Exercise details:
Write the lines out exactly as they stand, from the one containing "What TikZ code" through the one containing "(272,1083) -- (836,1083);", and only those. Omit pictures.

Material shown:
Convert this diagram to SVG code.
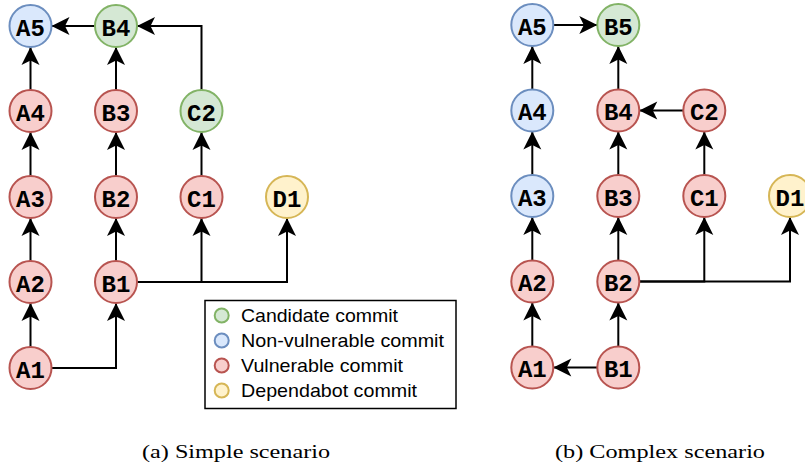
--
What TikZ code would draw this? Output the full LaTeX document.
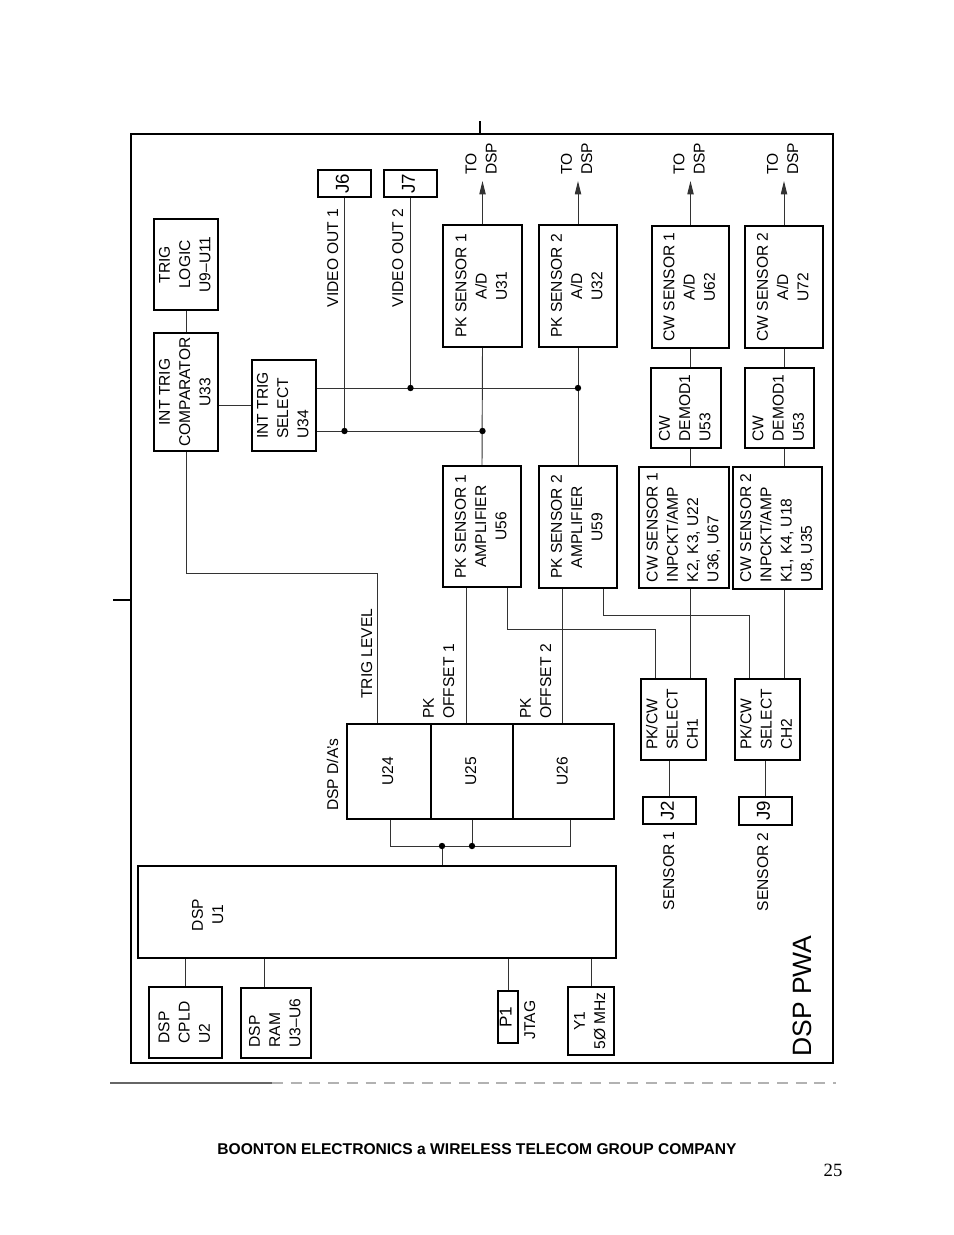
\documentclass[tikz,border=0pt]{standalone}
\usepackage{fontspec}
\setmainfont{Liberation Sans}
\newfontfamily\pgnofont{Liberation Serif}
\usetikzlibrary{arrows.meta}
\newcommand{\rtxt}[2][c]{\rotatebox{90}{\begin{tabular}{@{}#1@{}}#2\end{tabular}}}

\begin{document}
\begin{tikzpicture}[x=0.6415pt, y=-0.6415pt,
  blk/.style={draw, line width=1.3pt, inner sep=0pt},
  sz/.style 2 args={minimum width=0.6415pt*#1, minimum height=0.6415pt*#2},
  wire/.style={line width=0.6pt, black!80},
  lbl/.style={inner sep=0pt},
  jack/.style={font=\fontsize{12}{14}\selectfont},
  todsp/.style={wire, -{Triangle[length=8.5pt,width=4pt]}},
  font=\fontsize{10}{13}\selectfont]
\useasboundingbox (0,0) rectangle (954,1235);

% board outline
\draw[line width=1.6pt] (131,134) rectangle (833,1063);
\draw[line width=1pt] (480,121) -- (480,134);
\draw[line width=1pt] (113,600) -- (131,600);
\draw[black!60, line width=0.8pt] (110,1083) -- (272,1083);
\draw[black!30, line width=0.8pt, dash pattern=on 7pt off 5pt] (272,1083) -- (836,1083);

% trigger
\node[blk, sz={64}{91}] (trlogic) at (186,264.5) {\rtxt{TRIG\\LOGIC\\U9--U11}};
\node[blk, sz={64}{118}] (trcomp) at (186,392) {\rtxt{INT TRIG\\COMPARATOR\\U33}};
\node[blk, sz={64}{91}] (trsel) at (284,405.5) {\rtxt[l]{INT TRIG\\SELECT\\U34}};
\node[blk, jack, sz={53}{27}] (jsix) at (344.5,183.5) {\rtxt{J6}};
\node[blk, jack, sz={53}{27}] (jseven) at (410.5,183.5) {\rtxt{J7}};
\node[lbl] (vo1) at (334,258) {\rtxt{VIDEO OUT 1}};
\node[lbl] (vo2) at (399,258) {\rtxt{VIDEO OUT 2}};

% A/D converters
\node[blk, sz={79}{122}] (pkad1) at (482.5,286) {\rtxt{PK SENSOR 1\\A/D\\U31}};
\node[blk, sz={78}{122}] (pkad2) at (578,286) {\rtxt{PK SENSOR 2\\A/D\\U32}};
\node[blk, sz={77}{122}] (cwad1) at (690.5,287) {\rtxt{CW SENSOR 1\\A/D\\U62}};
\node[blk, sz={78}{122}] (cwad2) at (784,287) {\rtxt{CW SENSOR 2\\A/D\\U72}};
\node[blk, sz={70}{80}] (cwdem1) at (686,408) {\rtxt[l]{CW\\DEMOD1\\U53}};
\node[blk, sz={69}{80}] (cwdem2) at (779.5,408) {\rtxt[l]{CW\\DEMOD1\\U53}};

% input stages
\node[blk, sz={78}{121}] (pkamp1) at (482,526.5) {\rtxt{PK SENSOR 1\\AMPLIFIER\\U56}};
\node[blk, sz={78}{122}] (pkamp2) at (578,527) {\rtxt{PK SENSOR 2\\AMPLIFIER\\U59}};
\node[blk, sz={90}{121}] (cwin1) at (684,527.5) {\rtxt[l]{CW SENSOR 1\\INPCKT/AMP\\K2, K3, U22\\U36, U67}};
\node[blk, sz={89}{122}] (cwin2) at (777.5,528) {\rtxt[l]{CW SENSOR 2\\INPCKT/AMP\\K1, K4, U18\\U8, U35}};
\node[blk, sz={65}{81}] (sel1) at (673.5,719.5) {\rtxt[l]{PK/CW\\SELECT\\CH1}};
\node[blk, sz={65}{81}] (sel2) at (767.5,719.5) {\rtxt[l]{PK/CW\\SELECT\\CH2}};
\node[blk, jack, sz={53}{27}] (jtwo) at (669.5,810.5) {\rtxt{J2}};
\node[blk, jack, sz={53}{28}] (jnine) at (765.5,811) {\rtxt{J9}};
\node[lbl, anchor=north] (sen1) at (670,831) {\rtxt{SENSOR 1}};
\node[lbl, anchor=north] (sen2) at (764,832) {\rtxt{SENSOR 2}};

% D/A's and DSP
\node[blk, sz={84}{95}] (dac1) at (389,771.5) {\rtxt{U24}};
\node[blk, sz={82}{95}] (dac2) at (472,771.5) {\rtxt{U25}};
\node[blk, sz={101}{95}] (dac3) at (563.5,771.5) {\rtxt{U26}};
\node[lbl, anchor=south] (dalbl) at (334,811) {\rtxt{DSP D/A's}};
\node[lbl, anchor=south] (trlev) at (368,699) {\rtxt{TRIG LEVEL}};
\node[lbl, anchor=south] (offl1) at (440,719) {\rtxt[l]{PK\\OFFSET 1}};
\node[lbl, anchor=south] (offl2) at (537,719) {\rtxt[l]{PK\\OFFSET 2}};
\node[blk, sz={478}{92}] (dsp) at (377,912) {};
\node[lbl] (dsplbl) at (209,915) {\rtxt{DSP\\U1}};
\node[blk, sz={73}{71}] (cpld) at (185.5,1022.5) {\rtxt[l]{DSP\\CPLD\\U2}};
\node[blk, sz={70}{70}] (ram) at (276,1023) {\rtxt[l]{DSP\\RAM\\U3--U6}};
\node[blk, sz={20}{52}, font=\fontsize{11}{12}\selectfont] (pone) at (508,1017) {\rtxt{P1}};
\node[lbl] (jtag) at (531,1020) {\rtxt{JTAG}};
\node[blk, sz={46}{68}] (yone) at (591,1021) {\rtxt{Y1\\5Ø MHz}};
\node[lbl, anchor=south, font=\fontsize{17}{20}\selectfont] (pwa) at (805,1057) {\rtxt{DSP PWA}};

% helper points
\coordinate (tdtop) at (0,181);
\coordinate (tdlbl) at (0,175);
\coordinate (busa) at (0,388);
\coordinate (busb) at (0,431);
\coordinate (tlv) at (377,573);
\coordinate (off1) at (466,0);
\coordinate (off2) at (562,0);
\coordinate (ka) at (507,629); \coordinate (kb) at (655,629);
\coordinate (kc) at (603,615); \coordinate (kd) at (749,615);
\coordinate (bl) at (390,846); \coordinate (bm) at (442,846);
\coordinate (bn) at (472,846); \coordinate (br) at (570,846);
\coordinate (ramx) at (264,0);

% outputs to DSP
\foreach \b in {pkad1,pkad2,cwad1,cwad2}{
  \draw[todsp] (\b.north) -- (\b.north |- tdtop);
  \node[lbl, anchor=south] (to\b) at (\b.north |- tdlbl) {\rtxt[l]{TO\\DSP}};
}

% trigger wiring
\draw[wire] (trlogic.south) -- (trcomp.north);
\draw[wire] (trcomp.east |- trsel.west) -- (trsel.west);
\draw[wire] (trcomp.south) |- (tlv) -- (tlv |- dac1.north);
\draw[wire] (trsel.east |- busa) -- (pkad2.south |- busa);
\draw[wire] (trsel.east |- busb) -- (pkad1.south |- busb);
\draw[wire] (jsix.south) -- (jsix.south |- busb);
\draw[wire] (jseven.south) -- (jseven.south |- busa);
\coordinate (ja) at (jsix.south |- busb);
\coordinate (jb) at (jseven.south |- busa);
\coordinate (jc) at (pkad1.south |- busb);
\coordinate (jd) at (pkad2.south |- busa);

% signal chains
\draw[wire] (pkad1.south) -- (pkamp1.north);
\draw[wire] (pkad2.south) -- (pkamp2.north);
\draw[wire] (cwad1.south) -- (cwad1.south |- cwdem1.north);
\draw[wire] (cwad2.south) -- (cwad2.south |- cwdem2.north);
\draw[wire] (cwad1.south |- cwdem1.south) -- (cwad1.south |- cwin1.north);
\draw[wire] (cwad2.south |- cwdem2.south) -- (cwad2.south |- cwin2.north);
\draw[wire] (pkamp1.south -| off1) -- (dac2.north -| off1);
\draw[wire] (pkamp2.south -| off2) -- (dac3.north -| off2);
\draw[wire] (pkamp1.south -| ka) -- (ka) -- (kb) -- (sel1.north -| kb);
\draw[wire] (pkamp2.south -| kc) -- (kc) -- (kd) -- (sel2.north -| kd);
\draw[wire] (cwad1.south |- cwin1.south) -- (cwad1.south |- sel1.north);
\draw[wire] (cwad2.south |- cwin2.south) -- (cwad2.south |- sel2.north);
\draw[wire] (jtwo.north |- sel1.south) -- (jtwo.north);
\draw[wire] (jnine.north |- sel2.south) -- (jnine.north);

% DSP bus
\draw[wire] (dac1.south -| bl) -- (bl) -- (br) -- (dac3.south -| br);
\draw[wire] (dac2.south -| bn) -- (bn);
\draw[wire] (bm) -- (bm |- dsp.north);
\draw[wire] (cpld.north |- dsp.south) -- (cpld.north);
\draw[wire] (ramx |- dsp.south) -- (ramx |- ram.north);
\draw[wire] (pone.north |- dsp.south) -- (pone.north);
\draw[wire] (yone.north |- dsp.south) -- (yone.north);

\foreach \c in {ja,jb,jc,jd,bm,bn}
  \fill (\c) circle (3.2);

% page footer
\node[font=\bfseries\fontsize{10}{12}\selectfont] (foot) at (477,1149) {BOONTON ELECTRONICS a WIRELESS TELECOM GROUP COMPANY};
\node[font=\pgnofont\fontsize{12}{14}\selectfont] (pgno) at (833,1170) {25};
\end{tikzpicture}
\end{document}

Output for this exercise:
What TikZ code would draw this? Output the full LaTeX document.
\documentclass[tikz,border=0pt]{standalone}
\usepackage{fontspec}
\setmainfont{Liberation Sans}
\newfontfamily\pgnofont{Liberation Serif}
\usetikzlibrary{arrows.meta}
\newcommand{\rtxt}[2][c]{\rotatebox{90}{\begin{tabular}{@{}#1@{}}#2\end{tabular}}}

\begin{document}
\begin{tikzpicture}[x=0.6415pt, y=-0.6415pt,
  blk/.style={draw, line width=1.3pt, inner sep=0pt},
  sz/.style 2 args={minimum width=0.6415pt*#1, minimum height=0.6415pt*#2},
  wire/.style={line width=0.6pt, black!80},
  lbl/.style={inner sep=0pt},
  jack/.style={font=\fontsize{12}{14}\selectfont},
  todsp/.style={wire, -{Triangle[length=8.5pt,width=4pt]}},
  font=\fontsize{10}{13}\selectfont]
\useasboundingbox (0,0) rectangle (954,1235);

% board outline
\draw[line width=1.6pt] (131,134) rectangle (833,1063);
\draw[line width=1pt] (480,121) -- (480,134);
\draw[line width=1pt] (113,600) -- (131,600);
\draw[black!60, line width=0.8pt] (110,1083) -- (272,1083);
\draw[black!30, line width=0.8pt, dash pattern=on 7pt off 5pt] (272,1083) -- (836,1083);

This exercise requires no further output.